The voice is being shared with the thinkers and the creatives.
“The house music industry is packed with different artists and vocalists who have been dominating the airwaves for years. I keep the real “me” on stage with me so that my rendition of the movement and its difference is apparent. The gyrating, the depth of voice, the movement I’m representing is all me and I’m one of the people who get to say I wake up and be the best of me everyday. Being true to myself has been the biggest differentiator that has set me apart from my peers” says Lady X
The younger generation of artists have hustled their way to the top, knocking on every door and refusing to conform to the norm. They have even redefined the artistic boundaries in music, theatre, dance, fashion and television, creating new genres and sub-genres that ignite every sense of the rebel imagination.
“To think that not so long ago Afro Pop and Kwaito were the most dominant sounds and then fast forward to 2016 and you have a fight that HipHop could have possibly won this year depending on whose opinion matters. Who would have thought that the day would come when Hip Hop artists in South Africa are ranked amongst some of the highest paid artists in the world” added Rapper Shane Eagle
There used to be a time when artists would need to work two to three jobs in order to make rent or sustain their passion. Dancer and choreographer, Tarryn Alberts remembers a time when dancing was not even considered a job.
“It was crazy to even call dancing a profession! But what we do is art and it should be treated as art worth paying for, worth investing in. I am trying to pioneer a wave of new and liberated employment using the skill that’s been put in my limbs.”
Durban-born Sketchy Bongo feels the same about his DJing and producing.
“I still have to explain what exactly I do and why it is considered a job, just like a regular nine to five. Times are moving and those who are different are finding ways of commercializing their talent and selling being different and now Liberado is standing for just that.” Added Sketchy Bongo
At the height of this movement is self expression, uniqueness and none conformism.

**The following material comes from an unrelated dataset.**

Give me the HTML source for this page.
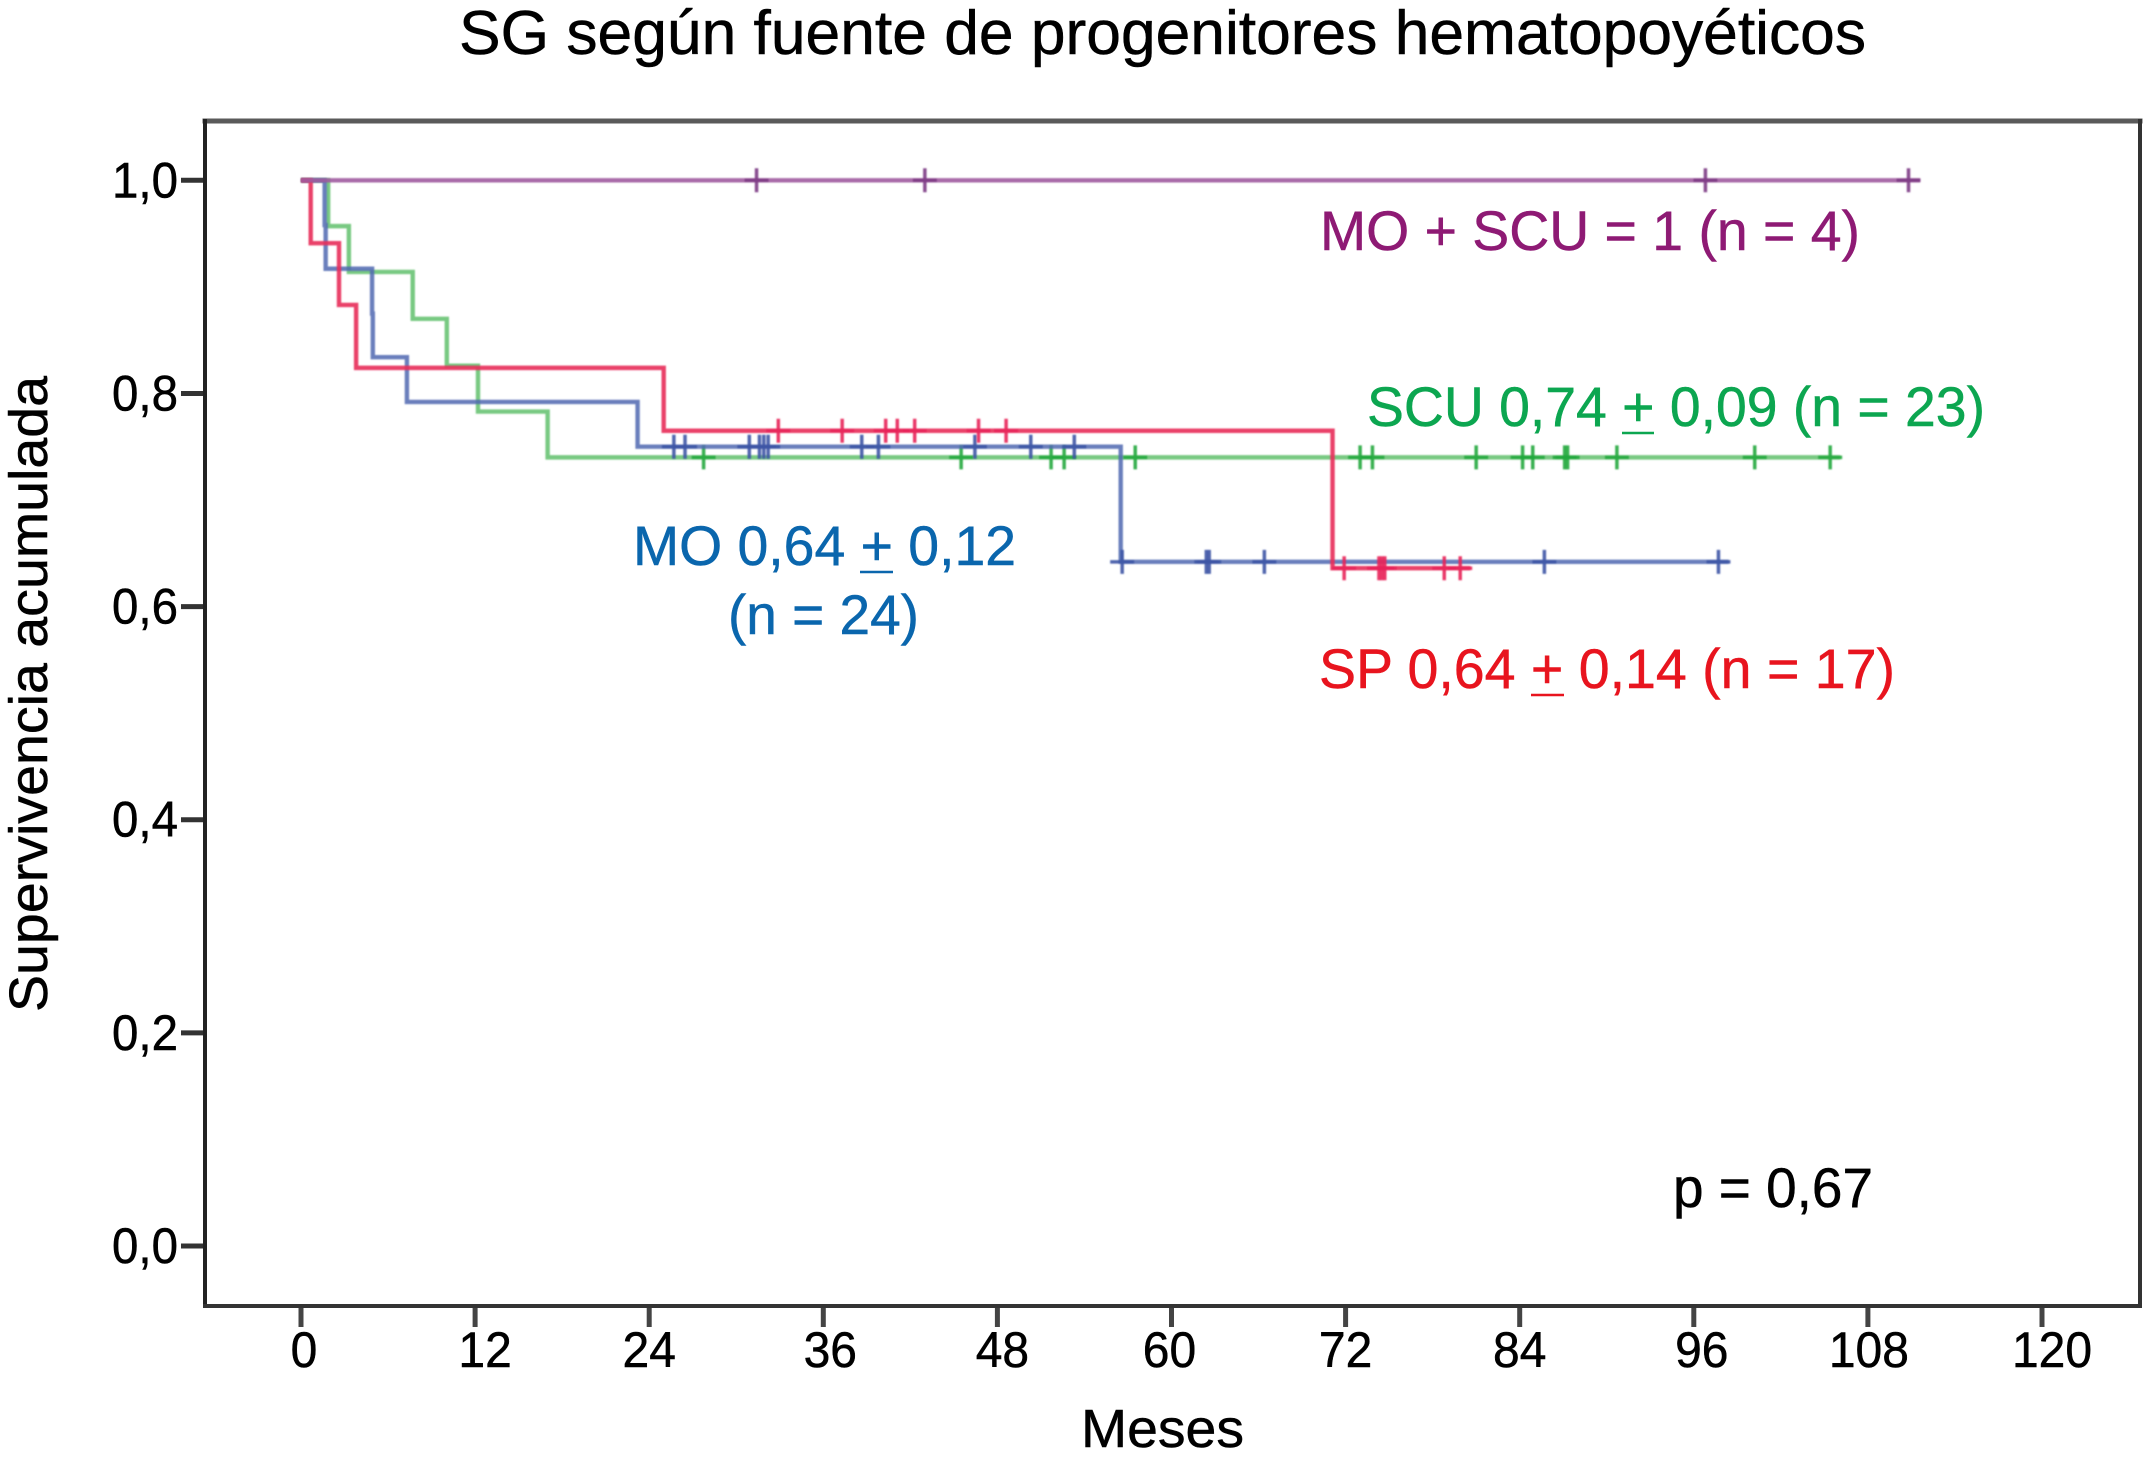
<!DOCTYPE html>
<html lang="es">
<head>
<meta charset="utf-8">
<title>SG según fuente de progenitores hematopoyéticos</title>
<style>
html,body{margin:0;padding:0;background:#fff;}
svg{display:block;}
text{font-family:"Liberation Sans",Arial,sans-serif;fill:currentColor;stroke:currentColor;stroke-width:.5px;}
</style>
</head>
<body>
<svg id="chart" xmlns="http://www.w3.org/2000/svg" width="2144" height="1461" viewBox="0 0 2144 1461">
  <defs>
    <filter id="soft" x="0" y="0" width="2144" height="1461" filterUnits="userSpaceOnUse"><feGaussianBlur stdDeviation="0.7"/></filter>
  </defs>
  <rect width="2144" height="1461" fill="#ffffff"/>
  <text x="459" y="54" font-size="62" textLength="1407" lengthAdjust="spacingAndGlyphs" color="#000">SG según fuente de progenitores hematopoyéticos</text>

  <g id="axes"></g>
  <g id="series"></g>

  <g fill="none" stroke-linecap="square">
    <line x1="205" y1="121" x2="2140" y2="121" stroke="#5a5a5a" stroke-width="5"/>
    <line x1="205" y1="121" x2="205" y2="1306" stroke="#222" stroke-width="4"/>
    <line x1="205" y1="1306" x2="2140" y2="1306" stroke="#333" stroke-width="4"/>
    <line x1="2140" y1="121" x2="2140" y2="1306" stroke="#333" stroke-width="4"/>
  </g>

  <text transform="translate(47,1012) rotate(-90)" font-size="54" textLength="636" lengthAdjust="spacingAndGlyphs" color="#000">Supervivencia acumulada</text>
  <text x="1081" y="1447" font-size="54" textLength="163" lengthAdjust="spacingAndGlyphs" color="#000">Meses</text>

  <text x="1320" y="250" font-size="56" textLength="540" lengthAdjust="spacingAndGlyphs" color="#8e1a74">MO + SCU = 1 (n = 4)</text>
  <text x="1367" y="426" font-size="56" textLength="618" lengthAdjust="spacingAndGlyphs" color="#0ca650">SCU 0,74 + 0,09 (n = 23)</text>
  <line x1="1622" y1="433" x2="1654" y2="433" stroke="#0ca650" stroke-width="2.5"/>
  <text x="633" y="565" font-size="56" textLength="383" lengthAdjust="spacingAndGlyphs" color="#0a66ad">MO 0,64 + 0,12</text>
  <line x1="860" y1="572" x2="893" y2="572" stroke="#0a66ad" stroke-width="2.5"/>
  <text x="728" y="634" font-size="56" textLength="191" lengthAdjust="spacingAndGlyphs" color="#0a66ad">(n = 24)</text>
  <text x="1319" y="688" font-size="56" textLength="576" lengthAdjust="spacingAndGlyphs" color="#e8141e">SP 0,64 + 0,14 (n = 17)</text>
  <line x1="1531" y1="695" x2="1564" y2="695" stroke="#e8141e" stroke-width="2.5"/>
  <text x="1673" y="1207" font-size="56" textLength="200" lengthAdjust="spacingAndGlyphs" color="#000">p = 0,67</text>
</svg>

<script>
// ---- tick labels ----
const xTickValues = [0, 12, 24, 36, 48, 60, 72, 84, 96, 108, 120];
const yTickValues = [1.0, 0.8, 0.6, 0.4, 0.2, 0.0];

// ---- MO (blue) ----
const moEventMonths = [1.63, 1.7, 4.9, 4.95, 7.3, 23.2, 56.5];
const moSurvival = [0.958, 0.917, 0.875, 0.834, 0.792, 0.75, 0.642];
const moCensorMonths = [25.7, 26.47, 30.9, 31.6, 31.9, 32.2, 38.65, 39.8, 46.45, 50.3, 53.3, 56.6, 62.4, 62.6, 66.4, 85.7, 97.7];
const moLastMonth = [98.4];

// ---- SCU (green) ----
const scuEventMonths = [1.87, 3.3, 7.7, 10.05, 12.2, 17.0];
const scuSurvival = [0.957, 0.914, 0.87, 0.826, 0.783, 0.74];
const scuCensorMonths = [27.75, 45.5, 51.7, 52.6, 57.5, 73.0, 73.85, 81.0, 84.2, 84.9, 87.1, 87.3, 90.7, 100.2, 105.4];
const scuLastMonth = [106.1];

// ---- SP (red) ----
const spEventMonths = [0.67, 2.62, 3.8, 25.0, 71.1];
const spSurvival = [0.941, 0.883, 0.824, 0.765, 0.636];
const spCensorMonths = [32.9, 37.3, 40.3, 41.1, 42.3, 46.7, 48.6, 71.9, 74.3, 74.5, 74.7, 78.8, 79.9];
const spLastMonth = [80.6];

// ---- MO + SCU (purple) ----
const comboEventMonths = [];
const comboSurvival = [];
const comboCensorMonths = [31.4, 43.0, 96.8, 110.8];
const comboLastMonth = [111.6];

const NS = 'http://www.w3.org/2000/svg';
function xScale(m) { return 301 + m * (2042 - 301) / 120; }
function yScale(v) { return 1246 - v * (1246 - 180.3); }

function make(tag, parent, attrs) {
  const el = document.createElementNS(NS, tag);
  for (const k in attrs) el.setAttribute(k, attrs[k]);
  parent.appendChild(el);
  return el;
}

function survivalAt(t, times, values) {
  let s = 1;
  for (let i = 0; i < times.length; i++) {
    if (times[i] <= t) s = values[i];
  }
  return s;
}

function drawAxes() {
  const g = document.getElementById('axes');
  // hand-set optical shifts of the x labels, as in the source figure
  const labelShift = { 0: 3, 12: 10, 24: 0, 36: 7, 48: 5, 60: -2, 72: 0, 84: 0, 96: 8, 108: 1, 120: 10 };
  yTickValues.forEach(function (v) {
    const py = yScale(v);
    const tick = make('line', g, { x1: 181, x2: 205, y1: py, y2: py, stroke: '#333', 'stroke-width': 5 });
    
    
    const label = make('text', g, { x: 112, y: py + 17, 'font-size': 50, color: '#000', textLength: 66, lengthAdjust: 'spacingAndGlyphs' });
    
    
    label.textContent = v.toFixed(1).replace('.', ',');
  });
  xTickValues.forEach(function (m) {
    const px = xScale(m);
    const tick = make('line', g, { x1: px, x2: px, y1: 1306, y2: 1327, stroke: '#444', 'stroke-width': 5 });
    
    
    const s = String(m);
    const w = s.length * 26.7;
    const label = make('text', g, { x: px + (labelShift[m] || 0) - w / 2, y: 1367, 'font-size': 50, color: '#000', textLength: w, lengthAdjust: 'spacingAndGlyphs' });
    
    
    label.textContent = s;
  });
}

function drawSeries(key, times, values, censors, last, lineColor, markColor, opacity) {
  const host = document.getElementById('series');
  const g = make('g', host, { filter: 'url(#soft)' });
  
  

  let d = 'M' + xScale(0) + ' ' + yScale(1);
  let cur = 1;
  times.forEach(function (t, i) {
    d += ' L' + xScale(t) + ' ' + yScale(cur);
    d += ' L' + xScale(t) + ' ' + yScale(values[i]);
    cur = values[i];
  });
  d += ' L' + xScale(last[0]) + ' ' + yScale(cur);

  const curve = make('path', g, { d: d, fill: 'none', stroke: lineColor, 'stroke-width': 4.4, 'stroke-opacity': opacity });
  
  

  censors.forEach(function (t) {
    const px = xScale(t);
    const py = yScale(survivalAt(t, times, values));
    const mark = make('path', g, {
      d: 'M' + (px - 12) + ' ' + py + ' H' + (px + 12) + ' M' + px + ' ' + (py - 12) + ' V' + (py + 12),
      fill: 'none', stroke: markColor, 'stroke-width': 3.5, 'stroke-opacity': 0.9
    });
    
    
  });
}

drawAxes();
drawSeries('scu', scuEventMonths, scuSurvival, scuCensorMonths, scuLastMonth, '#55bb62', '#22a83e', 0.8);
drawSeries('mo', moEventMonths, moSurvival, moCensorMonths, moLastMonth, '#5068b0', '#3d55a5', 0.85);
drawSeries('sp', spEventMonths, spSurvival, spCensorMonths, spLastMonth, '#e82c5a', '#e8255a', 0.9);
drawSeries('mo-scu', comboEventMonths, comboSurvival, comboCensorMonths, comboLastMonth, '#a05ba0', '#7d3a85', 0.9);
</script>
</body>
</html>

Fresh out of studio with “You Don’t Know Me Yet’, Hiphop’s darker voice, Priddy Ugly knows all too well what social media can do for a brand.
“The invention of Social Media has enabled people from across cultures and continent to be intertwined and connected like never before. Everyone is aware of what everyone is doing and we are all trying to get more African and more real and more relatable with every project. I’d feel better sitting at the table as the best version of my kasi self than just a version of a Hiphop star” said Priddy Ugly.
We were shooting in a room full of people who were all under 35, doing what they wanted to do because they thought it was worth it. And after a drawn out day with physical and mental requirements weighing at their will, the liberated stayed creative and focused on delivering.
A moment I nearly missed was when we had one more take and as everybody was retiring for the night. Bontle’s inner dancer saw an opportunity to elevate a shot and make its beauty that much better. She jumped into the camera shot and improvised around Tarryn, creating magic in emotion that Previdar cannot wait to share with you. Tarryn killed it but together, they dragged it by the chains, honey.
It will make sense when you see it.
Bontle is one to look out for too. A friend of the Liberado brand, a carrier of its spirit – she’s jumping into this world talent first and she’ll reap the rewards soon enough. Her and Priddy Ugly make everybody look single all over again.
Bravo to the ones who let black feathered wings, leather getups, tassled boots and pleather platforms take centre stage. It was a good fashion day but even more, a great day to be liberated.
Liberado has recognised the potential that is in the rugged streets of the gold city and the message the thought leaders of that space have to offer. One can only wait to see what the next decade will deliver. In the mean time? Be liberated.